Write out the material again word for word, dropping any images it holds.

## Recorded data

---*---

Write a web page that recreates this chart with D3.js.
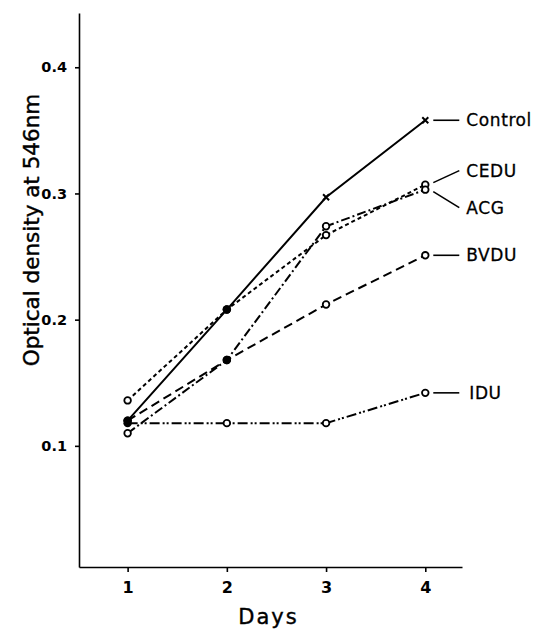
<!DOCTYPE html>
<html>
<head>
<meta charset="utf-8">
<script src="https://cdn.jsdelivr.net/npm/d3@7"></script>
<style>
  html, body { margin: 0; padding: 0; background: #fff; }
  svg { display: block; font-family: "DejaVu Sans", sans-serif; }
</style>
</head>
<body>
<svg id="chart" width="535" height="630"></svg>
<script>
// ---- data ----
const days = [1, 2, 3, 4];
const xTickLabels = ["1", "2", "3", "4"];
const yTickValues = [0.1, 0.2, 0.3, 0.4];
const seriesNames = ["Control", "CEDU", "ACG", "BVDU", "IDU"];
const control = [0.120, 0.208, 0.297, 0.358];
const cedu    = [0.136, 0.208, 0.267, 0.307];
const acg     = [0.110, 0.168, 0.274, 0.303];
const bvdu    = [0.120, 0.168, 0.212, 0.251];
const idu     = [0.118, 0.118, 0.118, 0.142];
const values = [control, cedu, acg, bvdu, idu];

// ---- styles ----
const styles = {
  Control: { dash: null,                markers: ["filled", "filled", "x", "x"],       labelDy: 0 },
  CEDU:    { dash: "4,3",               markers: ["open", "filled", "open", "open"],   labelDy: -14 },
  ACG:     { dash: "9,3,2,3",           markers: ["open", "filled", "open", "open"],   labelDy: 18 },
  BVDU:    { dash: "9,5",               markers: ["filled", "filled", "open", "open"], labelDy: 0 },
  IDU:     { dash: "10,3,2,2,2,3",      markers: ["filled", "open", "open", "open"],   labelDy: 0 }
};

const svg = d3.select("#chart");
const x = d3.scaleLinear().domain([0.51, 4.37]).range([79, 462]);
const y = d3.scaleLinear().domain([0.004, 0.443]).range([567, 13]);

// axes
const xAxis = svg.append("g")
  .attr("transform", `translate(0,${y(0.004)})`)
  .call(d3.axisBottom(x).tickValues(days).tickFormat((d, i) => xTickLabels[i])
        .tickSizeInner(5).tickSizeOuter(0).tickPadding(10));
xAxis.select(".domain").attr("stroke-width", 1.6);
xAxis.selectAll(".tick line").attr("stroke-width", 1.6);
xAxis.selectAll("text").attr("font-size", 16).attr("font-weight", "bold")
  .attr("font-family", "DejaVu Sans, sans-serif");

const yAxis = svg.append("g")
  .attr("transform", `translate(${x(0.51)},0)`)
  .call(d3.axisLeft(y).tickValues(yTickValues).tickFormat(d3.format(".1f"))
        .tickSizeInner(4).tickSizeOuter(0).tickPadding(8));
yAxis.select(".domain").attr("stroke-width", 1.6);
yAxis.selectAll(".tick line").attr("stroke-width", 1.6);
yAxis.selectAll("text").attr("font-size", 14.5).attr("font-weight", "bold")
  .attr("font-family", "DejaVu Sans, sans-serif");

// axis titles
svg.append("text")
  .attr("transform", `translate(39,${(y(0.004) + y(0.443)) / 2 - 60}) rotate(-90)`)
  .attr("text-anchor", "middle")
  .attr("font-size", 21.5)
  .attr("stroke", "#000").attr("stroke-width", 0.4)
  .text("Optical density at 546nm");

svg.append("text")
  .attr("x", (x(1) + x(4)) / 2 - 8)
  .attr("y", 624)
  .attr("text-anchor", "middle")
  .attr("font-size", 21)
  .attr("letter-spacing", 2)
  .attr("stroke", "#000").attr("stroke-width", 0.4)
  .text("Days");

// lines
const line = d3.line().x((d, i) => x(days[i])).y(d => y(d));
seriesNames.forEach((name, si) => {
  const st = styles[name];
  svg.append("path")
    .datum(values[si])
    .attr("d", line)
    .attr("fill", "none")
    .attr("stroke", "#000")
    .attr("stroke-width", 2)
    .attr("stroke-dasharray", st.dash);
});

// markers
seriesNames.forEach((name, si) => {
  const st = styles[name];
  values[si].forEach((v, i) => {
    const cx = x(days[i]), cy = y(v), m = st.markers[i];
    if (m === "x") {
      svg.append("path")
        .attr("d", `M${cx - 3},${cy - 3}L${cx + 3},${cy + 3}M${cx - 3},${cy + 3}L${cx + 3},${cy - 3}`)
        .attr("stroke", "#000").attr("stroke-width", 2);
    } else if (m === "filled") {
      svg.append("circle").attr("cx", cx).attr("cy", cy).attr("r", 4.2).attr("fill", "#000");
    } else {
      svg.append("circle").attr("cx", cx).attr("cy", cy).attr("r", 3.3)
        .attr("fill", "#fff").attr("stroke", "#000").attr("stroke-width", 1.8);
    }
  });
});

// end labels with leader lines
seriesNames.forEach((name, si) => {
  const st = styles[name];
  const last = values[si][values[si].length - 1];
  const px = x(days[days.length - 1]), py = y(last);
  const ly = py + st.labelDy;
  svg.append("line")
    .attr("x1", px + 8).attr("y1", py + (st.labelDy === 0 ? 0 : Math.sign(st.labelDy) * 2))
    .attr("x2", px + 34).attr("y2", ly)
    .attr("stroke", "#000").attr("stroke-width", 1.6);
  svg.append("text")
    .attr("x", px + 41 + (name === "IDU" ? 3 : 0))
    .attr("y", ly)
    .attr("dy", "0.36em")
    .attr("font-size", 17)
    .attr("letter-spacing", 0.6)
    .attr("stroke", "#000").attr("stroke-width", 0.3)
    .text(name);
});
</script>
</body>
</html>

---*---

## Task response
Write a web page that recreates this chart with D3.js.
<!DOCTYPE html>
<html>
<head>
<meta charset="utf-8">
<script src="https://cdn.jsdelivr.net/npm/d3@7"></script>
<style>
  html, body { margin: 0; padding: 0; background: #fff; }
  svg { display: block; font-family: "DejaVu Sans", sans-serif; }
</style>
</head>
<body>
<svg id="chart" width="535" height="630"></svg>
<script>
// ---- data ----
const days = [1, 2, 3, 4];
const xTickLabels = ["1", "2", "3", "4"];
const yTickValues = [0.1, 0.2, 0.3, 0.4];
const seriesNames = ["Control", "CEDU", "ACG", "BVDU", "IDU"];
const control = [0.120, 0.208, 0.297, 0.358];
const cedu    = [0.136, 0.208, 0.267, 0.307];
const acg     = [0.110, 0.168, 0.274, 0.303];
const bvdu    = [0.120, 0.168, 0.212, 0.251];
const idu     = [0.118, 0.118, 0.118, 0.142];
const values = [control, cedu, acg, bvdu, idu];

// ---- styles ----
const styles = {
  Control: { dash: null,                markers: ["filled", "filled", "x", "x"],       labelDy: 0 },
  CEDU:    { dash: "4,3",               markers: ["open", "filled", "open", "open"],   labelDy: -14 },
  ACG:     { dash: "9,3,2,3",           markers: ["open", "filled", "open", "open"],   labelDy: 18 },
  BVDU:    { dash: "9,5",               markers: ["filled", "filled", "open", "open"], labelDy: 0 },
  IDU:     { dash: "10,3,2,2,2,3",      markers: ["filled", "open", "open", "open"],   labelDy: 0 }
};

const svg = d3.select("#chart");
const x = d3.scaleLinear().domain([0.51, 4.37]).range([79, 462]);
const y = d3.scaleLinear().domain([0.004, 0.443]).range([567, 13]);

// axes
const xAxis = svg.append("g")
  .attr("transform", `translate(0,${y(0.004)})`)
  .call(d3.axisBottom(x).tickValues(days).tickFormat((d, i) => xTickLabels[i])
        .tickSizeInner(5).tickSizeOuter(0).tickPadding(10));
xAxis.select(".domain").attr("stroke-width", 1.6);
xAxis.selectAll(".tick line").attr("stroke-width", 1.6);
xAxis.selectAll("text").attr("font-size", 16).attr("font-weight", "bold")
  .attr("font-family", "DejaVu Sans, sans-serif");

const yAxis = svg.append("g")
  .attr("transform", `translate(${x(0.51)},0)`)
  .call(d3.axisLeft(y).tickValues(yTickValues).tickFormat(d3.format(".1f"))
        .tickSizeInner(4).tickSizeOuter(0).tickPadding(8));
yAxis.select(".domain").attr("stroke-width", 1.6);
yAxis.selectAll(".tick line").attr("stroke-width", 1.6);
yAxis.selectAll("text").attr("font-size", 14.5).attr("font-weight", "bold")
  .attr("font-family", "DejaVu Sans, sans-serif");

// axis titles
svg.append("text")
  .attr("transform", `translate(39,${(y(0.004) + y(0.443)) / 2 - 60}) rotate(-90)`)
  .attr("text-anchor", "middle")
  .attr("font-size", 21.5)
  .attr("stroke", "#000").attr("stroke-width", 0.4)
  .text("Optical density at 546nm");

svg.append("text")
  .attr("x", (x(1) + x(4)) / 2 - 8)
  .attr("y", 624)
  .attr("text-anchor", "middle")
  .attr("font-size", 21)
  .attr("letter-spacing", 2)
  .attr("stroke", "#000").attr("stroke-width", 0.4)
  .text("Days");

// lines
const line = d3.line().x((d, i) => x(days[i])).y(d => y(d));
seriesNames.forEach((name, si) => {
  const st = styles[name];
  svg.append("path")
    .datum(values[si])
    .attr("d", line)
    .attr("fill", "none")
    .attr("stroke", "#000")
    .attr("stroke-width", 2)
    .attr("stroke-dasharray", st.dash);
});

// markers
seriesNames.forEach((name, si) => {
  const st = styles[name];
  values[si].forEach((v, i) => {
    const cx = x(days[i]), cy = y(v), m = st.markers[i];
    if (m === "x") {
      svg.append("path")
        .attr("d", `M${cx - 3},${cy - 3}L${cx + 3},${cy + 3}M${cx - 3},${cy + 3}L${cx + 3},${cy - 3}`)
        .attr("stroke", "#000").attr("stroke-width", 2);
    } else if (m === "filled") {
      svg.append("circle").attr("cx", cx).attr("cy", cy).attr("r", 4.2).attr("fill", "#000");
    } else {
      svg.append("circle").attr("cx", cx).attr("cy", cy).attr("r", 3.3)
        .attr("fill", "#fff").attr("stroke", "#000").attr("stroke-width", 1.8);
    }
  });
});

// end labels with leader lines
seriesNames.forEach((name, si) => {
  const st = styles[name];
  const last = values[si][values[si].length - 1];
  const px = x(days[days.length - 1]), py = y(last);
  const ly = py + st.labelDy;
  svg.append("line")
    .attr("x1", px + 8).attr("y1", py + (st.labelDy === 0 ? 0 : Math.sign(st.labelDy) * 2))
    .attr("x2", px + 34).attr("y2", ly)
    .attr("stroke", "#000").attr("stroke-width", 1.6);
  svg.append("text")
    .attr("x", px + 41 + (name === "IDU" ? 3 : 0))
    .attr("y", ly)
    .attr("dy", "0.36em")
    .attr("font-size", 17)
    .attr("letter-spacing", 0.6)
    .attr("stroke", "#000").attr("stroke-width", 0.3)
    .text(name);
});
</script>
</body>
</html>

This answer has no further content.